In 1774, he organized a militia company called the Kentish Guards.
A stiff knee, the result of a childhood accident, made Greene limp
on the parade ground, and the Kentish Guards refused to elect him
as an officer. He humbly took his place in the ranks as a private.
After
the outbreak of the Revolutionary War, the Rhode Island Assembly
recognized Greene's leadership abilities in May 1775 by appointing
him a brigadier general to command 1,500 state troops recruited
for the Siege of Boston. Greene and his brigade transferred into
Continental service in June.
Promoted
to major general on August 9, 1776, Greene proved his worth as a
combat commander at Trenton, Princeton, Brandywine, Germantown,
and Monmouth. He also won the trust and friendship of General George
Washington, who regularly confided in the former Quaker.
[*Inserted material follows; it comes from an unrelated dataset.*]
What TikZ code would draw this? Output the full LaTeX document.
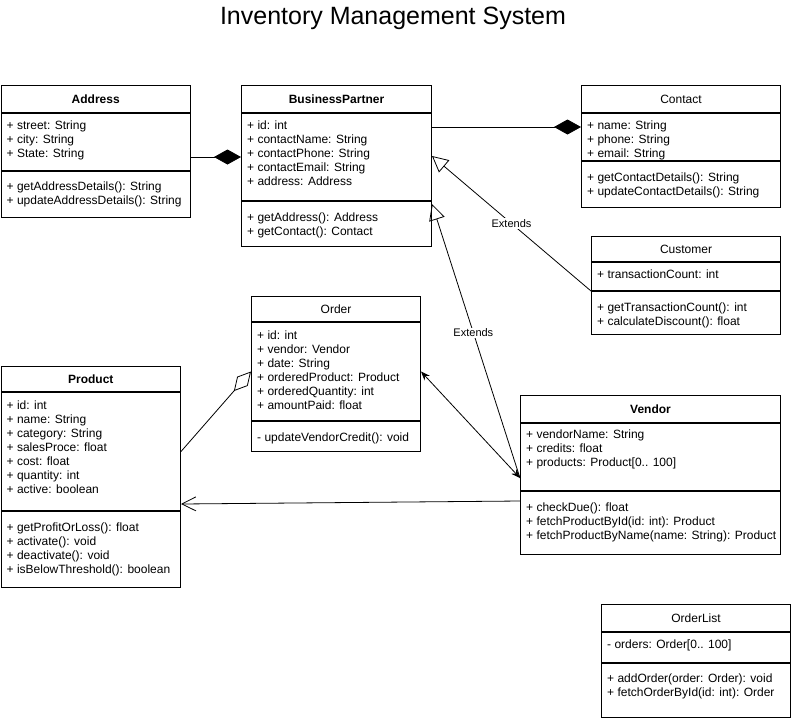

From February
25, 1778, to August 3, 1780, Greene oversaw the Continental Army's
logistics as Washington's Quartermaster General, performing wonders
in a thankless job.
Following
the British conquest of Georgia and South Carolina, Greene assumed
command of Patriot forces in the South in late 1780. He not only
outgeneraled Lord Charles Cornwallis, but managed to recapture most
of the territory lost to the enemy, eventually penning up the British
in Savannah and Charleston. Greene summed up his tenacious strategy
with these words: "We fight, get beat, rise, and fight again."
With
the war's end, financial troubles forced Greene to sell his Rhode
Island holdings and move his family to an estate presented to him
by a grateful Georgia. He lived there for only a year, dying from
the effects of sunstroke in June 1786.